III. The Indication of Morality – 11:27-28

A. The Assumptions of Righteousness – v. 27

  • As Jesus is speaking the natural assessment of righteousness – human accomplishment was highlighted yet again – “While Jesus was saying these things, one of the women in the crowd raised her voice and said to Him, ‘Blessed is the womb that bore You and the breasts at which You nursed.’”
  • The assumption represented by this is that since Jesus was so righteous and accomplished, His mother must be righteous and accomplished.
  • It represents a “works based,” accomplishment driven assessment of righteousness, flavored by human achievement.
  • In this day, the value of a woman was often determined by the accomplishment of the son – cp. 1 Timothy 2:15.

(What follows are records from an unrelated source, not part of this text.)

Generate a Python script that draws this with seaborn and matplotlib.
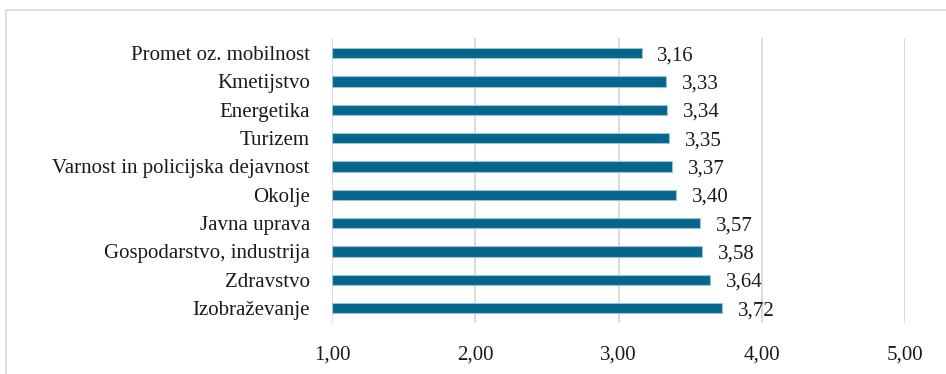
import pandas as pd
import seaborn as sns
import matplotlib.pyplot as plt
from matplotlib.patches import Rectangle

categories = ['Promet oz. mobilnost', 'Kmetijstvo', 'Energetika', 'Turizem',
              'Varnost in policijska dejavnost', 'Okolje', 'Javna uprava',
              'Gospodarstvo, industrija', 'Zdravstvo', 'Izobraževanje']
values = [3.16, 3.33, 3.34, 3.35, 3.37, 3.40, 3.57, 3.58, 3.64, 3.72]
x_ticks = [1, 2, 3, 4, 5]

df = pd.DataFrame({'area': categories, 'score': values})

sns.set_style('white')
plt.rcParams['font.family'] = ['Liberation Serif', 'DejaVu Serif']

fig = plt.figure(figsize=(9.46, 3.74), dpi=100)
ax = fig.add_axes([0.351, 0.136, 0.606, 0.762])

# outer chart frame (only top/left visible in the crop)
fig.patches.append(Rectangle((6 / 946, -0.1), 2, 1 - 10 / 374 + 0.1, transform=fig.transFigure,
                             fill=False, edgecolor='#d9d9d9', linewidth=1.2))

# bars start at 1, so plot the excess over 1 with left=1
ax.barh(df['area'], df['score'] - 1, left=1, height=0.36, color='#06658c',
        edgecolor='#9cc3d5', linewidth=0.8, zorder=3)

for i, v in enumerate(df['score']):
    ax.text(v + 0.11, i, f'{v:.2f}'.replace('.', ','), va='center_baseline', ha='left',
            fontsize=15, color='#1a1a1a')

ax.set_xlim(1, 5)
ax.set_ylim(len(categories) - 0.47, -0.53)
ax.set_xticks(x_ticks)
ax.set_xticklabels([f'{t:.2f}'.replace('.', ',') for t in x_ticks], fontsize=15)
ax.tick_params(axis='y', labelsize=15, length=0, pad=16, labelcolor='#1a1a1a')
ax.tick_params(axis='x', length=0, pad=16, labelcolor='#1a1a1a')
for lbl in ax.get_yticklabels():
    lbl.set_va('center_baseline')
ax.xaxis.grid(True, color='#d9d9d9', linewidth=1.3, zorder=0)
ax.yaxis.grid(False)
for s in ax.spines.values():
    s.set_visible(False)
ax.set_xlabel('')
ax.set_ylabel('')

plt.savefig('out.png', dpi=100)
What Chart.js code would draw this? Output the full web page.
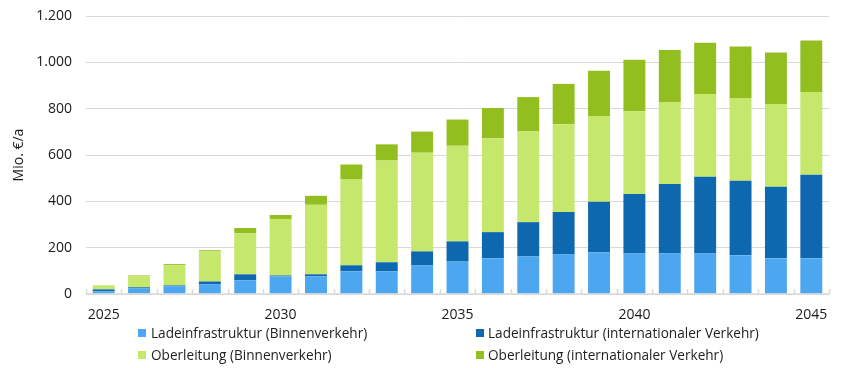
<!DOCTYPE html>
<html>
<head>
<meta charset="utf-8">
<script src="https://cdn.jsdelivr.net/npm/chart.js@4/dist/chart.umd.min.js"></script>
<style>
  html, body { margin: 0; padding: 0; background: #fff; }
  #wrap { position: relative; width: 849px; height: 368px; }
  #legend { position: absolute; left: 0; top: 0; width: 849px; height: 368px; pointer-events: none;
            font-family: "Open Sans", sans-serif; font-size: 13.6px; color: #222; }
  .li { position: absolute; height: 16px; line-height: 16px; white-space: nowrap; }
  .li .box { position: absolute; left: 0; top: 4px; width: 8px; height: 8px; }
  .li .txt { position: absolute; top: 0; }
</style>
</head>
<body>
<div id="wrap">
  <canvas id="c" width="849" height="368"></canvas>
  <div id="legend"></div>
</div>
<script>
const years = [2025,2026,2027,2028,2029,2030,2031,2032,2033,2034,2035,2036,2037,2038,2039,2040,2041,2042,2043,2044,2045];
const seriesNames = [
  "Ladeinfrastruktur (Binnenverkehr)",
  "Ladeinfrastruktur (internationaler Verkehr)",
  "Oberleitung (Binnenverkehr)",
  "Oberleitung (internationaler Verkehr)"
];
const ladeBinnen = [12, 25, 33, 41, 59, 76, 76, 98, 98, 123, 140, 154, 162, 171, 180, 175, 175, 175, 167, 154, 154];
const ladeIntl   = [8, 4, 4, 13, 26, 4, 9, 26, 39, 61, 87, 113, 148, 183, 218, 257, 300, 331, 322, 309, 361];
const oberBinnen = [17, 47, 88, 131, 178, 244, 300, 370, 439, 426, 413, 405, 392, 379, 370, 357, 352, 357, 357, 357, 357];
const oberIntl   = [1, 4, 4, 4, 22, 17, 39, 65, 70, 91, 113, 131, 148, 174, 196, 222, 226, 222, 222, 222, 222];
const yTicks = [0, 200, 400, 600, 800, 1000, 1200];
const yTitle = "Mio. €/a";

const colors = ["#4ca7f0", "#0e68b0", "#c5e76c", "#93be20"];
const FONT = "'Open Sans', sans-serif";
const GRID = "#d9d9d9";

function fmtDE(v) {
  return String(v).replace(/\B(?=(\d{3})+(?!\d))/g, ".");
}

const innerTicks = {
  id: "innerTicks",
  afterDatasetsDraw(chart) {
    const x = chart.scales.x;
    const ctx = chart.ctx;
    const n = chart.data.labels.length;
    const b = chart.chartArea.bottom;
    ctx.save();
    ctx.strokeStyle = GRID;
    ctx.lineWidth = 1.5;
    ctx.beginPath();
    for (let i = 0; i <= n; i++) {
      const px = Math.round(x.left + i * (x.right - x.left) / n) + 0.5;
      ctx.moveTo(px, b - 5);
      ctx.lineTo(px, b);
    }
    ctx.stroke();
    ctx.beginPath();
    ctx.moveTo(x.left, b);
    ctx.lineTo(x.right, b);
    ctx.lineWidth = 1.5;
    ctx.stroke();
    ctx.restore();
  }
};

const data = {
  labels: years,
  datasets: [ladeBinnen, ladeIntl, oberBinnen, oberIntl].map((arr, i) => ({
    label: seriesNames[i],
    data: arr,
    backgroundColor: colors[i],
    borderWidth: 0,
    categoryPercentage: 1.0,
    barPercentage: 0.62
  }))
};

const chart = new Chart(document.getElementById("c"), {
  type: "bar",
  data,
  plugins: [innerTicks],
  options: {
    responsive: false,
    animation: false,
    devicePixelRatio: 1,
    layout: { padding: { left: 0, right: 20, top: 16, bottom: 49 } },
    plugins: { legend: { display: false }, tooltip: { enabled: false } },
    scales: {
      x: {
        stacked: true,
        afterFit(s) { s.height = 25; s.paddingLeft = 0; s.paddingRight = 0; },
        grid: { display: false, drawOnChartArea: false, drawTicks: false },
        border: { display: false },
        ticks: {
          autoSkip: false, maxRotation: 0, minRotation: 0, padding: 13,
          color: "#1a1a1a", font: { family: FONT, size: 14 },
          callback(v, i) { const y = years[i]; return y % 5 === 0 ? String(y) : ""; }
        }
      },
      y: {
        stacked: true,
        min: 0, max: 1200,
        afterFit(s) { s.width = 86; s.paddingTop = 0; s.paddingBottom = 0; },
        afterBuildTicks(s) { s.ticks = yTicks.map(v => ({ value: v })); },
        grid: { color: GRID, lineWidth: 1, drawTicks: false },
        border: { display: false },
        ticks: {
          padding: 14, color: "#1a1a1a", font: { family: FONT, size: 14 },
          callback(v) { return fmtDE(v); }
        },
        title: {
          display: true, text: yTitle, color: "#1a1a1a",
          font: { family: FONT, size: 14 }, padding: { top: 11, bottom: 0 }
        }
      }
    }
  }
});

// Legend built from the chart's datasets, laid out in two columns
const legendPos = [
  { left: 138, top: 325 }, { left: 476, top: 325 },
  { left: 138, top: 347 }, { left: 476, top: 347 }
];
const textOffset = [13, 12, 13, 12];
const lg = document.getElementById("legend");
chart.data.datasets.forEach((ds, i) => {
  const d = document.createElement("div");
  d.className = "li";
  d.style.left = legendPos[i].left + "px";
  d.style.top = legendPos[i].top + "px";
  const b = document.createElement("span");
  b.className = "box";
  b.style.background = ds.backgroundColor;
  const t = document.createElement("span");
  t.className = "txt";
  t.style.left = textOffset[i] + "px";
  t.textContent = ds.label;
  d.appendChild(b); d.appendChild(t);
  lg.appendChild(d);
});
</script>
</body>
</html>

B. The Acquisition of Righteousness – v. 28

  • Jesus politely responds to the assertion by this woman and confronts her perspective.
  • He says: “On the contrary, blessed are those who hear the word of God and observe it.”
  • They who are “blessed” [μακάριοι] (happy, privileged, or recipients of God’s favor) are the ones who do what God commands them to do – cp. Matthew 3:2; 4:17; Luke 3:3; 5:32.
  • Hence, to “hear the word of God and observe it” begins with the responsibility to repent of sin and look to God for forgiveness – cp. Acts 2:37-38; 16:30-31.

Application:

  1. Do you find yourself assuming that moral behavior equals godliness?
  2. What do you think it takes to have actual righteousness?
  3. Name something for which you repented this past week.